Your output is the lines from the first one to the one containing "c_yticks = [0, 25, 50, 75]", repeated exactly, with images left out.

###

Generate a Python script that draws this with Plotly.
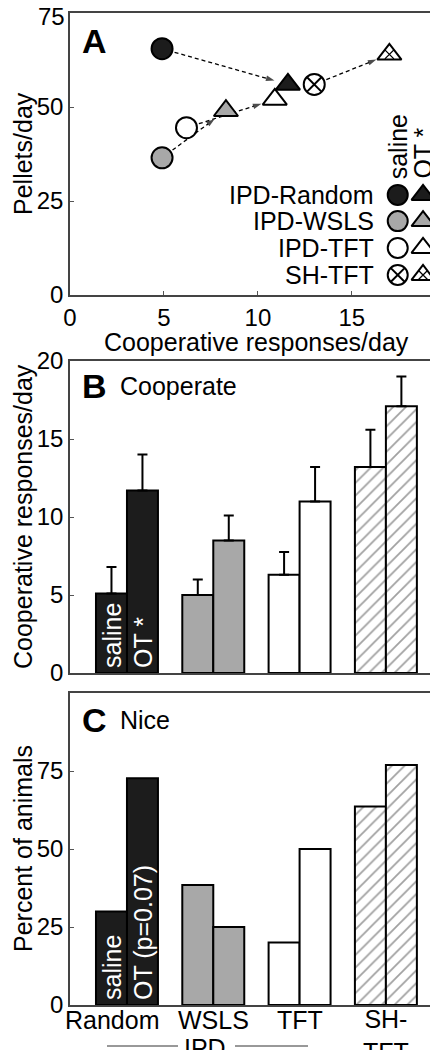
import math
import plotly.graph_objects as go

# ---------------- data ----------------
groups = ["IPD-Random", "IPD-WSLS", "IPD-TFT", "SH-TFT"]
bar_labels = ["Random", "WSLS", "TFT", "SH-<br>TFT"]

# Panel A: cooperative responses/day (x) vs pellets/day (y)
coop_saline = [4.9, 4.9, 6.2, 13.0]
pellets_saline = [65.5, 36.5, 44.5, 56.0]
coop_ot = [11.6, 8.3, 10.9, 17.0]
pellets_ot = [56.0, 49.0, 52.0, 64.0]

# Panel B: cooperate (mean and upper error)
coop_b_saline = [5.1, 5.0, 6.3, 13.2]
coop_b_saline_err = [1.7, 1.0, 1.45, 2.4]
coop_b_ot = [11.7, 8.5, 11.0, 17.1]
coop_b_ot_err = [2.3, 1.6, 2.2, 1.9]

# Panel C: nice (% of animals)
nice_saline = [30.0, 38.5, 20.0, 63.6]
nice_ot = [72.7, 25.0, 50.0, 76.9]

a_xticks = [0, 5, 10, 15]
a_yticks = [0, 25, 50, 75]
b_yticks = [0, 5, 10, 15, 20]
c_yticks = [0, 25, 50, 75]

# ---------------- style ----------------
FONT = "Liberation Sans, Arial, Helvetica, sans-serif"
BLACK = "#1c1c1c"
GREY = "#a8a8a8"
fills = [BLACK, GREY, "white", "white"]
patterns = ["", "", "", "/"]
circ_sym = ["circle", "circle", "circle", "circle-x"]

W, H = 438, 1050
ML, MR, MT, MB = 62, 4, 5, 53
PW = W - ML - MR
PH = H - MT - MB

def py(page_y):  # pixel row -> paper y
    return (H - MB - page_y) / PH

def pxp(page_x):  # pixel col -> paper x
    return (page_x - ML) / PW

domA = [py(287), 1.0]
domB = [py(665), py(353)]
domC = [0.0, py(685)]

AX = [0, 19.8]
AY = [0, 75]
BX = [-0.66, 3.65]
BAR_W = 0.359

fig = go.Figure()

# ---------------- panel A ----------------
sx = PW / (AX[1] - AX[0])
sy = (domA[1] - domA[0]) * PH / (AY[1] - AY[0])
for i in range(4):
    x0, y0, x1, y1 = coop_saline[i], pellets_saline[i], coop_ot[i], pellets_ot[i]
    dxp, dyp = (x1 - x0) * sx, (y1 - y0) * sy
    L = math.hypot(dxp, dyp)
    s0, s1 = 13 / L, 1 - 14 / L
    xs = [x0 + (x1 - x0) * s0, x0 + (x1 - x0) * s1]
    ys = [y0 + (y1 - y0) * s0, y0 + (y1 - y0) * s1]
    fig.add_trace(go.Scatter(
        x=xs, y=ys, mode="lines+markers", xaxis="x", yaxis="y",
        line=dict(color="black", width=1.3, dash="4px,3px"),
        marker=dict(symbol=["circle", "arrow"], size=[0, 9], angleref="previous",
                    color="black", line=dict(width=0)),
        showlegend=False, hoverinfo="skip"))

fig.add_trace(go.Scatter(
    x=coop_saline, y=pellets_saline, mode="markers", xaxis="x", yaxis="y",
    marker=dict(symbol=circ_sym, size=21, color=fills, line=dict(color="black", width=2)),
    showlegend=False))
fig.add_trace(go.Scatter(
    x=coop_ot, y=pellets_ot, mode="markers", xaxis="x", yaxis="y",
    marker=dict(symbol="triangle-up", size=21, color=fills, line=dict(color="black", width=2)),
    showlegend=False))
fig.add_trace(go.Scatter(
    x=coop_ot[3:], y=pellets_ot[3:], mode="markers", xaxis="x", yaxis="y",
    marker=dict(symbol="x-thin-open", size=9, color="black", line=dict(color="black", width=1.3)),
    showlegend=False))

# manual legend (positions as fractions of panel A)
leg_rows = [0.355, 0.262, 0.167, 0.071]
leg_cx, leg_tx, leg_txt = 0.881, 0.949, 0.823
lx = lambda f: AX[0] + f * (AX[1] - AX[0])
ly = lambda f: AY[0] + f * (AY[1] - AY[0])
fig.add_trace(go.Scatter(
    x=[lx(leg_cx)] * 4, y=[ly(f) for f in leg_rows], mode="markers", xaxis="x", yaxis="y",
    marker=dict(symbol=circ_sym, size=20, color=fills, line=dict(color="black", width=2)),
    showlegend=False, hoverinfo="skip"))
fig.add_trace(go.Scatter(
    x=[lx(leg_tx)] * 4, y=[ly(f) for f in leg_rows], mode="markers", xaxis="x", yaxis="y",
    marker=dict(symbol="triangle-up", size=20, color=fills, line=dict(color="black", width=2)),
    showlegend=False, hoverinfo="skip"))
fig.add_trace(go.Scatter(
    x=[lx(leg_tx)], y=[ly(leg_rows[3])], mode="markers", xaxis="x", yaxis="y",
    marker=dict(symbol="x-thin-open", size=9, color="black", line=dict(color="black", width=1.3)),
    showlegend=False, hoverinfo="skip"))

annotations = []
for g, f in zip(groups, leg_rows):
    annotations.append(dict(text=g, x=lx(leg_txt), y=ly(f), xref="x", yref="y",
                            xanchor="right", yanchor="middle", showarrow=False,
                            font=dict(size=25)))
annotations.append(dict(text="saline", x=lx(leg_cx), y=ly(0.404), xref="x", yref="y",
                        xanchor="center", yanchor="bottom", textangle=-90, showarrow=False,
                        font=dict(size=25)))
annotations.append(dict(text="OT *", x=lx(leg_tx), y=ly(0.404), xref="x", yref="y",
                        xanchor="center", yanchor="bottom", textangle=-90, showarrow=False,
                        font=dict(size=25)))

# top tick label of panel A, nudged down a little so it stays on the page
a_ytext = [str(v) for v in a_yticks[:-1]] + [""]
annotations.append(dict(text=str(a_yticks[-1]), x=0, y=1, xref="paper", yref="paper",
                        xanchor="right", yanchor="middle", xshift=-3, yshift=-3, showarrow=False,
                        font=dict(size=24)))

# ---------------- panel B ----------------
zeros = [0, 0, 0, 0]
idx = list(range(4))
pat = dict(shape=patterns, fgcolor="black", bgcolor="white", size=9, solidity=0.2)
fig.add_trace(go.Bar(
    x=idx, y=coop_b_saline, xaxis="x2", yaxis="y2", offsetgroup="s",
    marker=dict(color=fills, line=dict(color="black", width=2), pattern=pat),
    error_y=dict(type="data", symmetric=False, array=coop_b_saline_err, arrayminus=zeros,
                 color="black", thickness=2, width=5),
    showlegend=False))
fig.add_trace(go.Bar(
    x=idx, y=coop_b_ot, xaxis="x2", yaxis="y2", offsetgroup="o",
    marker=dict(color=fills, line=dict(color="black", width=2), pattern=pat),
    error_y=dict(type="data", symmetric=False, array=coop_b_ot_err, arrayminus=zeros,
                 color="black", thickness=2, width=5),
    showlegend=False))

# ---------------- panel C ----------------
fig.add_trace(go.Bar(
    x=idx, y=nice_saline, xaxis="x3", yaxis="y3", offsetgroup="s",
    marker=dict(color=fills, line=dict(color="black", width=2), pattern=pat),
    showlegend=False))
fig.add_trace(go.Bar(
    x=idx, y=nice_ot, xaxis="x3", yaxis="y3", offsetgroup="o",
    marker=dict(color=fills, line=dict(color="black", width=2), pattern=pat),
    showlegend=False))

# in-bar labels
for xr, yr, ot_txt in [("x2", "y2", "OT *"), ("x3", "y3", "OT (p=0.07)")]:
    annotations.append(dict(text="saline", x=-BAR_W / 2, y=0, xref=xr, yref=yr,
                            xanchor="center", yanchor="bottom", yshift=3, textangle=-90,
                            showarrow=False, font=dict(size=25, color="white")))
    annotations.append(dict(text=ot_txt, x=BAR_W / 2, y=0, xref=xr, yref=yr,
                            xanchor="center", yanchor="bottom", yshift=3, textangle=-90,
                            showarrow=False, font=dict(size=25, color="white")))

# panel letters + titles
for letter, word, top, ys in [("A", "", domA[1], -28), ("B", "Cooperate", domB[1], -25),
                              ("C", "Nice", domC[1], -27)]:
    annotations.append(dict(text="<b>%s</b>" % letter, x=pxp(72), y=top, xref="paper", yref="paper",
                            xanchor="left", yanchor="middle", yshift=ys, showarrow=False,
                            font=dict(size=34)))
    if word:
        annotations.append(dict(text=word, x=pxp(110), y=top, xref="paper", yref="paper",
                                xanchor="left", yanchor="middle", yshift=ys, showarrow=False,
                                font=dict(size=25)))

# axis titles
for t, dom in [("Pellets/day", domA), ("Cooperative responses/day", domB), ("Percent of animals", domC)]:
    annotations.append(dict(text=t, x=0, y=(dom[0] + dom[1]) / 2, xref="paper", yref="paper",
                            xanchor="center", yanchor="middle", xshift=-47, textangle=-90,
                            showarrow=False, font=dict(size=25)))
annotations.append(dict(text="Cooperative responses/day", x=pxp(248), y=domA[0], xref="paper", yref="paper",
                        xanchor="center", yanchor="middle", yshift=-47, showarrow=False,
                        font=dict(size=25)))

# category labels under panel C
for i, lab in enumerate(bar_labels):
    two = "<br>" in lab
    annotations.append(dict(text=lab, x=i, y=0, xref="x3", yref="paper",
                            xanchor="center", yanchor="middle",
                            xshift=-14 if i == 0 else 0, yshift=-30 if two else -15,
                            showarrow=False, font=dict(size=25)))
annotations.append(dict(text="IPD", x=pxp(197), y=0, xref="paper", yref="paper",
                        xanchor="center", yanchor="middle", yshift=-43, showarrow=False,
                        font=dict(size=25)))
yl = py(1038)
shapes = [
    dict(type="line", xref="paper", yref="paper", x0=pxp(99), x1=pxp(170), y0=yl, y1=yl,
         line=dict(color="#333", width=1)),
    dict(type="line", xref="paper", yref="paper", x0=pxp(227), x1=pxp(300), y0=yl, y1=yl,
         line=dict(color="#333", width=1)),
]

axis_common = dict(showline=True, mirror=True, linecolor="#444", linewidth=1.5,
                   showgrid=False, zeroline=False, tickfont=dict(size=24), automargin=False,
                   ticklabeloverflow="allow",
                   ticks="inside", ticklen=4, tickcolor="#555", tickwidth=1)

fig.update_layout(
    width=W, height=H, margin=dict(l=ML, r=MR, t=MT, b=MB, autoexpand=False),
    paper_bgcolor="white", plot_bgcolor="white",
    font=dict(family=FONT, color="black", size=24),
    barmode="group", bargap=1 - 2 * BAR_W, bargroupgap=0,
    xaxis=dict(domain=[0, 1], anchor="y", range=AX, tickvals=a_xticks, **axis_common),
    yaxis=dict(domain=domA, anchor="x", range=AY, tickvals=a_yticks, ticktext=a_ytext,
               **axis_common),
    xaxis2=dict(domain=[0, 1], anchor="y2", range=BX, showticklabels=False,
                **{**axis_common, "ticks": ""}),
    yaxis2=dict(domain=domB, anchor="x2", range=[0, 20], tickvals=b_yticks, **axis_common),
    xaxis3=dict(domain=[0, 1], anchor="y3", range=BX, showticklabels=False,
                **{**axis_common, "ticks": ""}),
    yaxis3=dict(domain=domC, anchor="x3", range=[0, 100], tickvals=c_yticks, **axis_common),
    annotations=annotations, shapes=shapes,
)

fig.write_html("out.html")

###

* Finished answer:
Generate a Python script that draws this with Plotly.
import math
import plotly.graph_objects as go

# ---------------- data ----------------
groups = ["IPD-Random", "IPD-WSLS", "IPD-TFT", "SH-TFT"]
bar_labels = ["Random", "WSLS", "TFT", "SH-<br>TFT"]

# Panel A: cooperative responses/day (x) vs pellets/day (y)
coop_saline = [4.9, 4.9, 6.2, 13.0]
pellets_saline = [65.5, 36.5, 44.5, 56.0]
coop_ot = [11.6, 8.3, 10.9, 17.0]
pellets_ot = [56.0, 49.0, 52.0, 64.0]

# Panel B: cooperate (mean and upper error)
coop_b_saline = [5.1, 5.0, 6.3, 13.2]
coop_b_saline_err = [1.7, 1.0, 1.45, 2.4]
coop_b_ot = [11.7, 8.5, 11.0, 17.1]
coop_b_ot_err = [2.3, 1.6, 2.2, 1.9]

# Panel C: nice (% of animals)
nice_saline = [30.0, 38.5, 20.0, 63.6]
nice_ot = [72.7, 25.0, 50.0, 76.9]

a_xticks = [0, 5, 10, 15]
a_yticks = [0, 25, 50, 75]
b_yticks = [0, 5, 10, 15, 20]
c_yticks = [0, 25, 50, 75]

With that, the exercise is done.